→ **TASK PROMPT**
Among the records below, find each line that includes the string "with" and copy it.

→ **DATA SHOWN**
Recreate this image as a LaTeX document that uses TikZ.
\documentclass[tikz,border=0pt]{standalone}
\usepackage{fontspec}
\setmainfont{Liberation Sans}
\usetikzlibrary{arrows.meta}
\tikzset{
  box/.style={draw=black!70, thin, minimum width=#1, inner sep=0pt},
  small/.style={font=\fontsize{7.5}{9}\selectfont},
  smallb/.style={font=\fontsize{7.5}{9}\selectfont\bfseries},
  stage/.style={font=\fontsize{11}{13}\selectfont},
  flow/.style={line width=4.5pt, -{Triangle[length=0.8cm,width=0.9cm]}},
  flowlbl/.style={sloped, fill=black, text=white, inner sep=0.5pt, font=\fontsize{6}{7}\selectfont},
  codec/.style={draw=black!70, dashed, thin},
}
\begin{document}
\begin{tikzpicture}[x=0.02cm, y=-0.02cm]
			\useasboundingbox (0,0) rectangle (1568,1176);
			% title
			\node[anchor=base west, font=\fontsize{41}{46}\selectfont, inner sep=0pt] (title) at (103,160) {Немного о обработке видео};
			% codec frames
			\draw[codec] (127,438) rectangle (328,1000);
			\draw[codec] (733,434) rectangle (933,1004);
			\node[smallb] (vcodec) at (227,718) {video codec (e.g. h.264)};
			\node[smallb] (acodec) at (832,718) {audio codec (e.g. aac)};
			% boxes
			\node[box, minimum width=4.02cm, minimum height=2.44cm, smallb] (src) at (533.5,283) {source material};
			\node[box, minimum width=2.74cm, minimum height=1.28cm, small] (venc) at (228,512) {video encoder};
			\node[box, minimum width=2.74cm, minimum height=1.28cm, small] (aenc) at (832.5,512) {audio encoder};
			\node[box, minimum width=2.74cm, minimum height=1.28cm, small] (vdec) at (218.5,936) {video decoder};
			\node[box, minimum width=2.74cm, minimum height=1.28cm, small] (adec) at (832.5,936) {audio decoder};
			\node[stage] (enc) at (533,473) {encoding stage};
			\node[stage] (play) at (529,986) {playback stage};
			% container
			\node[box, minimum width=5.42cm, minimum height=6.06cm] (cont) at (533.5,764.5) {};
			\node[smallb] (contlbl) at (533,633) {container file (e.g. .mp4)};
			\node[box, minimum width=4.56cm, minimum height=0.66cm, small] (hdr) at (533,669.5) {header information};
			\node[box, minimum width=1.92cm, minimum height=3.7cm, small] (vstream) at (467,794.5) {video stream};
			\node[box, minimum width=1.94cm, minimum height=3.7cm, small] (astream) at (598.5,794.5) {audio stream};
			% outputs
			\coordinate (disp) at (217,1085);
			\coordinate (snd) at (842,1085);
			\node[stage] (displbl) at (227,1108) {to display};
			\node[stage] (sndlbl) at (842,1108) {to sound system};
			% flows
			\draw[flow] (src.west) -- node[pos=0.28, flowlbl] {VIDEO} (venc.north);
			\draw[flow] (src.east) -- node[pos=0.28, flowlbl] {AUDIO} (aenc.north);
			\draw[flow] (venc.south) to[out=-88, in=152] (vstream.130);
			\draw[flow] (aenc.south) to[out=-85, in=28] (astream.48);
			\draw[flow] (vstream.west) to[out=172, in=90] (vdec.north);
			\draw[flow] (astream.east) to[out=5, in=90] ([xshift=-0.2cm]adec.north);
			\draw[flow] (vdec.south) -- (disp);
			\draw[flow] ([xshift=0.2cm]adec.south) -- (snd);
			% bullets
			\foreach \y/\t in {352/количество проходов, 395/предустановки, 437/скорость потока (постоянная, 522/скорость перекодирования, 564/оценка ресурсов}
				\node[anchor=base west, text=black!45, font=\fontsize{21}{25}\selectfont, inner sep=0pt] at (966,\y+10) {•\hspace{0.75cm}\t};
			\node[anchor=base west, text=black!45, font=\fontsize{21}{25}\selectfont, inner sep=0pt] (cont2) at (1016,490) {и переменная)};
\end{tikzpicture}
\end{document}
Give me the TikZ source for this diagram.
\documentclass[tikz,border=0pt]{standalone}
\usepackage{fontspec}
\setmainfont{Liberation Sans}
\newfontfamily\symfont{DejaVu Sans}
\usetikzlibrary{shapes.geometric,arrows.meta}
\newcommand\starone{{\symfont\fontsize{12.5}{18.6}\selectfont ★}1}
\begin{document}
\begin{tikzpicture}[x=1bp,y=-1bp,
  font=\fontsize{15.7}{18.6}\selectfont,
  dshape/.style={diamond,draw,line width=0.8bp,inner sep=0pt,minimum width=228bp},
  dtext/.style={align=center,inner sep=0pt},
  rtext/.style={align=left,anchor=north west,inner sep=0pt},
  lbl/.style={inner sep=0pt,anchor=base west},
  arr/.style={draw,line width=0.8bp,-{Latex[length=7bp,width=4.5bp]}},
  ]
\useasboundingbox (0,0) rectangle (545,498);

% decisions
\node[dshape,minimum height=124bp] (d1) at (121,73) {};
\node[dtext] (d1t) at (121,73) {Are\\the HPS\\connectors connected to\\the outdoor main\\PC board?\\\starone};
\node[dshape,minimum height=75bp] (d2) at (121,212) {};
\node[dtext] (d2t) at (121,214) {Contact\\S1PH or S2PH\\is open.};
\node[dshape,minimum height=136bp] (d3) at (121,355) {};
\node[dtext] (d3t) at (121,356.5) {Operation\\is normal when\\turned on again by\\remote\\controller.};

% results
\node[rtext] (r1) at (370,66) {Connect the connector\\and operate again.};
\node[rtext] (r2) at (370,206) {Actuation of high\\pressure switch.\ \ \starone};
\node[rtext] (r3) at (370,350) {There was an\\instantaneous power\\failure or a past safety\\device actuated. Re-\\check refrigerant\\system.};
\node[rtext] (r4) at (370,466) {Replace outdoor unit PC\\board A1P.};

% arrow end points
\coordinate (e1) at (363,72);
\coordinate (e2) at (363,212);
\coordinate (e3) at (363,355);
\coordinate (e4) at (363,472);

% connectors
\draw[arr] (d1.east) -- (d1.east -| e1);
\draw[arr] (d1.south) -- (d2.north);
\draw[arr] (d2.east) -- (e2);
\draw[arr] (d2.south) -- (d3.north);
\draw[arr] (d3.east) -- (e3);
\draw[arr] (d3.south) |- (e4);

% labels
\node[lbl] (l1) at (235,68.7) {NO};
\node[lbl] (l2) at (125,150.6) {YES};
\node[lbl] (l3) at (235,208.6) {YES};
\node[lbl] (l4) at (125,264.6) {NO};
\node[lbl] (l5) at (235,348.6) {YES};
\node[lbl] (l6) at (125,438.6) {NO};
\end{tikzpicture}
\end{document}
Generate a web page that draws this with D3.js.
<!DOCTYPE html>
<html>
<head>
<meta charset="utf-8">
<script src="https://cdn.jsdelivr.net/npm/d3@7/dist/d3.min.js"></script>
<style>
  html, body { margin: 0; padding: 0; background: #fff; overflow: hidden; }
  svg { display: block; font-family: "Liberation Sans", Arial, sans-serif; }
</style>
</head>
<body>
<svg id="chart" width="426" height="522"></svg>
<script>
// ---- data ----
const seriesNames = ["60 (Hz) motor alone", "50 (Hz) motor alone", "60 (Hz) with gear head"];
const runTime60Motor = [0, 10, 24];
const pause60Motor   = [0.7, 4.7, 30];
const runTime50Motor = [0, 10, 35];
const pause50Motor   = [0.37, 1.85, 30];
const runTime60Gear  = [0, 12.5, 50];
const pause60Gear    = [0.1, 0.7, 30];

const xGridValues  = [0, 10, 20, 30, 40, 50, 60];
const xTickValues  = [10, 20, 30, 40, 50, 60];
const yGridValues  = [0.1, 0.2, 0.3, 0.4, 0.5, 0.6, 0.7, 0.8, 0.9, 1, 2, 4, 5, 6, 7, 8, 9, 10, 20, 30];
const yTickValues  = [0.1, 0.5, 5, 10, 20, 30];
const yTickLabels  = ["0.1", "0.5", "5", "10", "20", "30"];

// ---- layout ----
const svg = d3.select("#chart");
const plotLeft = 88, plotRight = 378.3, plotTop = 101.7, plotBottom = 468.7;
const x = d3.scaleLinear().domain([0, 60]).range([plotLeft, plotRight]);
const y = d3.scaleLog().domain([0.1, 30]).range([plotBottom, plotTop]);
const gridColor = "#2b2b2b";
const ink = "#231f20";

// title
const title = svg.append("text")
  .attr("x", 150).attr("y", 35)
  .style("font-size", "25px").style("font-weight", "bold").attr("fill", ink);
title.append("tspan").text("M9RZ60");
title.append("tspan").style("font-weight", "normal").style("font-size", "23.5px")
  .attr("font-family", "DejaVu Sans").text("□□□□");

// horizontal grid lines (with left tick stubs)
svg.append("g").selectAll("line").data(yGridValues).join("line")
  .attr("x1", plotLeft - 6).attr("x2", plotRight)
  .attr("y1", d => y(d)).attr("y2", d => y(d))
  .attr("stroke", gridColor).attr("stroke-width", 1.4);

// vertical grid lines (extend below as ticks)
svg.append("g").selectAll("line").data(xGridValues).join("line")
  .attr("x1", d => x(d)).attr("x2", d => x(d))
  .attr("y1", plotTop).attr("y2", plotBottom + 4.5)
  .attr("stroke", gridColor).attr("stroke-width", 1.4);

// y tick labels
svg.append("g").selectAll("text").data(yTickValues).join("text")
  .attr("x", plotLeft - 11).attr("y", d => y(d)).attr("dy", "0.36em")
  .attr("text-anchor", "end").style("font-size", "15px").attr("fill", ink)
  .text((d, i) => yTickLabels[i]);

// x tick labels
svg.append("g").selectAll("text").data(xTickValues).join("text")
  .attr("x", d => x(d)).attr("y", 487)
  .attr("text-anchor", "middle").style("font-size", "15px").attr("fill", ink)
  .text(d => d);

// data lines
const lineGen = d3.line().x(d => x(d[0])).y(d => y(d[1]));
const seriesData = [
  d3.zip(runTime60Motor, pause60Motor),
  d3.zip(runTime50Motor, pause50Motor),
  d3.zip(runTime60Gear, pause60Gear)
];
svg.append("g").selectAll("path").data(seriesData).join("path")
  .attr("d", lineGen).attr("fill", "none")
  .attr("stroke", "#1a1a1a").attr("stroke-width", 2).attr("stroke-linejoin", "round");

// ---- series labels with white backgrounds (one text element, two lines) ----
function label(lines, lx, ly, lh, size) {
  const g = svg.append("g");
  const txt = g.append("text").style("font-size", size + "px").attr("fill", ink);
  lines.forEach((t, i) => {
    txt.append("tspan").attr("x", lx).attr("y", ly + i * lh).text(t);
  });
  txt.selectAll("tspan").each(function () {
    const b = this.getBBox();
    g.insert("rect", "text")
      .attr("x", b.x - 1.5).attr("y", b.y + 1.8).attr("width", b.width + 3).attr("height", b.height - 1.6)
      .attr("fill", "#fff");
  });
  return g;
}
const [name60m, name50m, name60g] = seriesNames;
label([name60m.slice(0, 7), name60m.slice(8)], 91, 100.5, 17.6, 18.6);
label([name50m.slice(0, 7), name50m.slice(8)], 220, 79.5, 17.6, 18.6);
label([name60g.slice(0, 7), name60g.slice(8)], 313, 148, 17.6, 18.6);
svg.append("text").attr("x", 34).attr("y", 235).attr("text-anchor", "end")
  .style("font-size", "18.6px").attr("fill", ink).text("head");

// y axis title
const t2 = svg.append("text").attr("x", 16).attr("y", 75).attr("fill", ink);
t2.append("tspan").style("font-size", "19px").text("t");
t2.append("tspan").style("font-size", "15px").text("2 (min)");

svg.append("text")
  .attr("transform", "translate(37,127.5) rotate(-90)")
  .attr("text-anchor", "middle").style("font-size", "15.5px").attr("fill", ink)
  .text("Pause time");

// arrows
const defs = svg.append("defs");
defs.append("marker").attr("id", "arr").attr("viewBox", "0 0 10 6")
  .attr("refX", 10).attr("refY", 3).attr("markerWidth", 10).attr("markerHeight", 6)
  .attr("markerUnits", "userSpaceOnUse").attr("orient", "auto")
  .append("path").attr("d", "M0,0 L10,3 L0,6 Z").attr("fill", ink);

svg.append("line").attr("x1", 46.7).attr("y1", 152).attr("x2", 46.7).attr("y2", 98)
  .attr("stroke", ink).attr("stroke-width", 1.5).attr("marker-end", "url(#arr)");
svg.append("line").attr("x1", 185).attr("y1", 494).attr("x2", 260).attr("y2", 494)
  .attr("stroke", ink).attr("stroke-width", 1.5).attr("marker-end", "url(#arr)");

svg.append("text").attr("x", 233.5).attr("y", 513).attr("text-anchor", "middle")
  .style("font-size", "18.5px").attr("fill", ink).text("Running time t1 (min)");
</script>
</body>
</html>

→ **FINISHED EXERCISE**
Generate a web page that draws this with D3.js.
const seriesNames = ["60 (Hz) motor alone", "50 (Hz) motor alone", "60 (Hz) with gear head"];
// horizontal grid lines (with left tick stubs)
// ---- series labels with white backgrounds (one text element, two lines) ----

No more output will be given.